Sinceramente, há coisas que devem ser vistas e analisados tendo pro base a dura realidade. Realidade que não está expressa nas páginas de um qualquer excel e muito menos nos enormes “calhamaços” teóricos dos doutrinários da Santa Igreja das Privatizações.
Já aqui o disse e repito, sectores existem que pela sua natureza não podem – nem devem! – ser privatizados. A ferrovia portuguesa, por muito que custe a muito boa gente aceitar tal, não pode, nem deve ser privatizada. Nem total, nem parcialmente. Isto porque o investidor que invista numa privatização de um qualquer sector outrora nas mãos da gestão do Estado vai, legitimamente, exigir o devido retorno do seu investimento. E exige tal seja a que custo for. Tal passa pelo fecho de estações, supressão de comboios/serviços, despedimento de pessoal, precariedade das condições de trabalho e, inclusive, comparticipações do Estado/Autarquia caso este mesmo investidor seja obrigado a ter de assegurar um qualquer serviço minimalista em zonas que lhe dão prejuízo.

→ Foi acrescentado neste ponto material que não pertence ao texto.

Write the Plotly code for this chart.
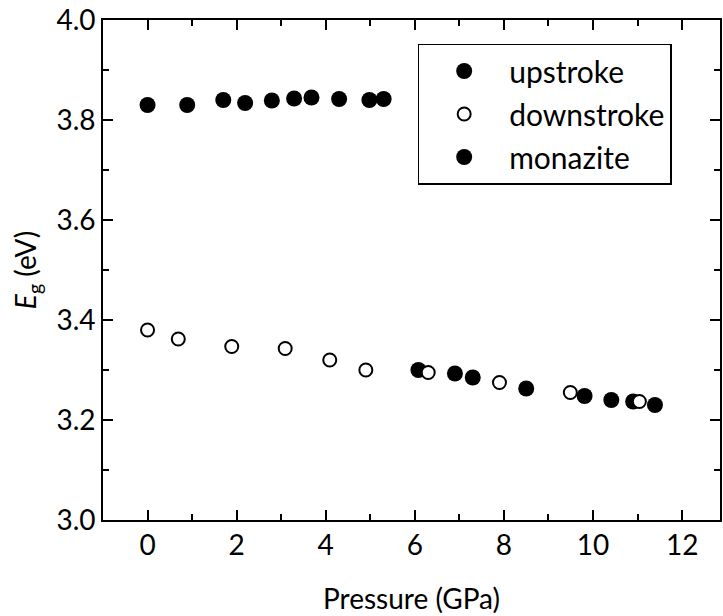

Para além de tudo o que já aqui expus - corrijam-me se estiver errado - tirando o sector das telecomunicações, a tal de “liberalização total” redundou sempre num enorme prejuízo para o consumidor/utente. Mesmo que a tal “liberalização total” seja patrocinada/forçada pela União Europeia.
Ora, evitando já certos pensamentos e ideias pré concebidas que são repetidas até à exaustão, eu não sou a favor da manutenção e/ou criação de enormes empresas estatais.
Sou antes favorável à manutenção das empresas estatais onde estas sejam manifestamente necessárias e que estas sejam alvo de uma gestão correcta e enquadrada à realidade em que se encontram a laborar. Dito de outra forma e colocando em ciam da mesa o assunto aqui em análise; eu não sou favor da privatização total ou parcial da CP em nome de uma taxa de sucesso inglesa na ordem dos 3%.
Eu sou antes a favor de que haja coragem e decência da parte de quem nos governa (e pretende governar) para que a gestão da CP seja algo que é pensado para a década e não consoante as vontades e orientações políticas de cada Governo.
Isto tudo porque, repito, o sector da ferrovia portuguesa é algo que pela sua natureza não se pode, nem se deve, privatizar sem que tal tenha um enorme custo para a população em geral.